Below is some material; set it all down exactly, apart from the pictures.

[Begin Source data]

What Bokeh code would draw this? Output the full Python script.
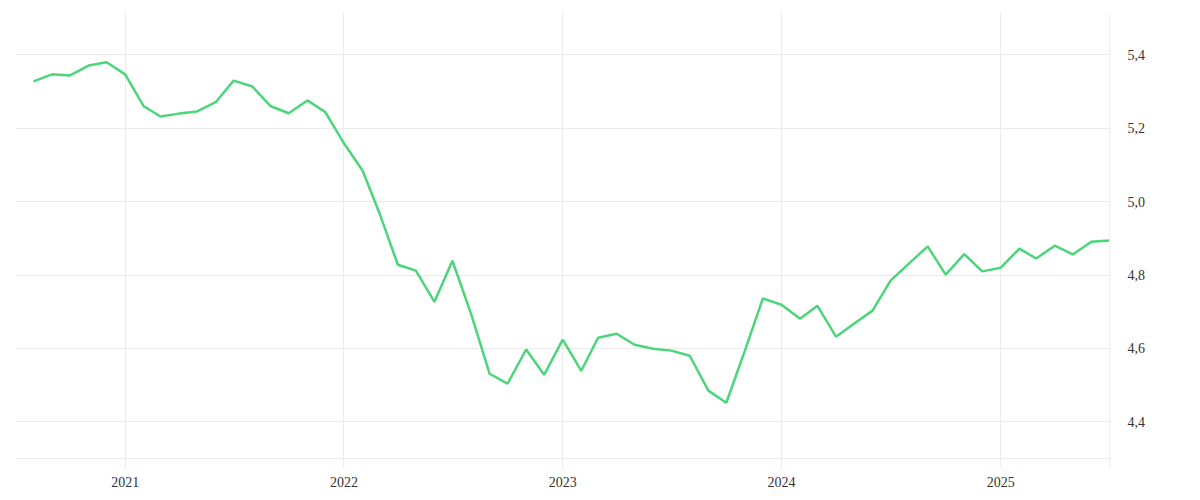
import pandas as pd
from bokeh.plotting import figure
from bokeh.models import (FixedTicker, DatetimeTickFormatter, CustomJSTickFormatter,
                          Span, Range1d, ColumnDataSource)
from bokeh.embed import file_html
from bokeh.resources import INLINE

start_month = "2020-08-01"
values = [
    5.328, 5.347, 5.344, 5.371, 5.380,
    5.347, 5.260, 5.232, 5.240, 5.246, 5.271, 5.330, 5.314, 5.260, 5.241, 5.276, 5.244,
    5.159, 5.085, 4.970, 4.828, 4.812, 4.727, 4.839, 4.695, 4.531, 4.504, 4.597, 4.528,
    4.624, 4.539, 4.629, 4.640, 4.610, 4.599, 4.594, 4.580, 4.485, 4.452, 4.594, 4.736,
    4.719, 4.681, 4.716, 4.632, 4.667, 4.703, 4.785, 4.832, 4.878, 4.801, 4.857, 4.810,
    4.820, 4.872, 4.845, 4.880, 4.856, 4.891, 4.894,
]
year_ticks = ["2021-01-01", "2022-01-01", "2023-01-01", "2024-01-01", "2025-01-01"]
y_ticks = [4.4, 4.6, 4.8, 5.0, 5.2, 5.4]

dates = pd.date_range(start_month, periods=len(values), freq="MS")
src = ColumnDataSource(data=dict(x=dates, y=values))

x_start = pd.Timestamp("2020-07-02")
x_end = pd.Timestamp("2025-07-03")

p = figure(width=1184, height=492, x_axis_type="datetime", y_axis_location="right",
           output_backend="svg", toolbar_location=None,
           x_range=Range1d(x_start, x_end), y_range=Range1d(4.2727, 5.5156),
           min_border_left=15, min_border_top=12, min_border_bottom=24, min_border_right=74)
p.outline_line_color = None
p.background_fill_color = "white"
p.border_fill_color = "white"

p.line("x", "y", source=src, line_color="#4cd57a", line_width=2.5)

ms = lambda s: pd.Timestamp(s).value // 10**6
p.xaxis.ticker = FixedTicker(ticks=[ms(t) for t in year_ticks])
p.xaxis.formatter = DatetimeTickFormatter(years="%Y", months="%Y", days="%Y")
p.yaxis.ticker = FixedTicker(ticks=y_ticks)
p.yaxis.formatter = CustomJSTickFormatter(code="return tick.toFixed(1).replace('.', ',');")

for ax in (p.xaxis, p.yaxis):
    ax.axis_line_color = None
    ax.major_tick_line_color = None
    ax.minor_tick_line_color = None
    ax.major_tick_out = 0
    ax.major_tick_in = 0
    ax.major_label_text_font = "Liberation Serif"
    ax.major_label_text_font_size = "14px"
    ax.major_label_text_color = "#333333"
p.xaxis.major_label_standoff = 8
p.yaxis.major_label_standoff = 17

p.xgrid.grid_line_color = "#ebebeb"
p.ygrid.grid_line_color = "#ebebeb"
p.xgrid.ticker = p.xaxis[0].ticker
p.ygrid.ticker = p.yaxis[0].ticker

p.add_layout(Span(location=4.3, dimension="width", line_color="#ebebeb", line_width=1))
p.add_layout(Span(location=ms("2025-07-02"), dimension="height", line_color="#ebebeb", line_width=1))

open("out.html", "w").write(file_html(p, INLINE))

[End Source data]

## Output for this task
What Bokeh code would draw this? Output the full Python script.
import pandas as pd
from bokeh.plotting import figure
from bokeh.models import (FixedTicker, DatetimeTickFormatter, CustomJSTickFormatter,
                          Span, Range1d, ColumnDataSource)
from bokeh.embed import file_html
from bokeh.resources import INLINE

start_month = "2020-08-01"
values = [
    5.328, 5.347, 5.344, 5.371, 5.380,
    5.347, 5.260, 5.232, 5.240, 5.246, 5.271, 5.330, 5.314, 5.260, 5.241, 5.276, 5.244,
    5.159, 5.085, 4.970, 4.828, 4.812, 4.727, 4.839, 4.695, 4.531, 4.504, 4.597, 4.528,
    4.624, 4.539, 4.629, 4.640, 4.610, 4.599, 4.594, 4.580, 4.485, 4.452, 4.594, 4.736,
    4.719, 4.681, 4.716, 4.632, 4.667, 4.703, 4.785, 4.832, 4.878, 4.801, 4.857, 4.810,
    4.820, 4.872, 4.845, 4.880, 4.856, 4.891, 4.894,
]
year_ticks = ["2021-01-01", "2022-01-01", "2023-01-01", "2024-01-01", "2025-01-01"]
y_ticks = [4.4, 4.6, 4.8, 5.0, 5.2, 5.4]

dates = pd.date_range(start_month, periods=len(values), freq="MS")
src = ColumnDataSource(data=dict(x=dates, y=values))

x_start = pd.Timestamp("2020-07-02")
x_end = pd.Timestamp("2025-07-03")

p = figure(width=1184, height=492, x_axis_type="datetime", y_axis_location="right",
           output_backend="svg", toolbar_location=None,
           x_range=Range1d(x_start, x_end), y_range=Range1d(4.2727, 5.5156),
           min_border_left=15, min_border_top=12, min_border_bottom=24, min_border_right=74)
p.outline_line_color = None
p.background_fill_color = "white"
p.border_fill_color = "white"

p.line("x", "y", source=src, line_color="#4cd57a", line_width=2.5)

ms = lambda s: pd.Timestamp(s).value // 10**6
p.xaxis.ticker = FixedTicker(ticks=[ms(t) for t in year_ticks])
p.xaxis.formatter = DatetimeTickFormatter(years="%Y", months="%Y", days="%Y")
p.yaxis.ticker = FixedTicker(ticks=y_ticks)
p.yaxis.formatter = CustomJSTickFormatter(code="return tick.toFixed(1).replace('.', ',');")

for ax in (p.xaxis, p.yaxis):
    ax.axis_line_color = None
    ax.major_tick_line_color = None
    ax.minor_tick_line_color = None
    ax.major_tick_out = 0
    ax.major_tick_in = 0
    ax.major_label_text_font = "Liberation Serif"
    ax.major_label_text_font_size = "14px"
    ax.major_label_text_color = "#333333"
p.xaxis.major_label_standoff = 8
p.yaxis.major_label_standoff = 17

p.xgrid.grid_line_color = "#ebebeb"
p.ygrid.grid_line_color = "#ebebeb"
p.xgrid.ticker = p.xaxis[0].ticker
p.ygrid.ticker = p.yaxis[0].ticker

p.add_layout(Span(location=4.3, dimension="width", line_color="#ebebeb", line_width=1))
p.add_layout(Span(location=ms("2025-07-02"), dimension="height", line_color="#ebebeb", line_width=1))

open("out.html", "w").write(file_html(p, INLINE))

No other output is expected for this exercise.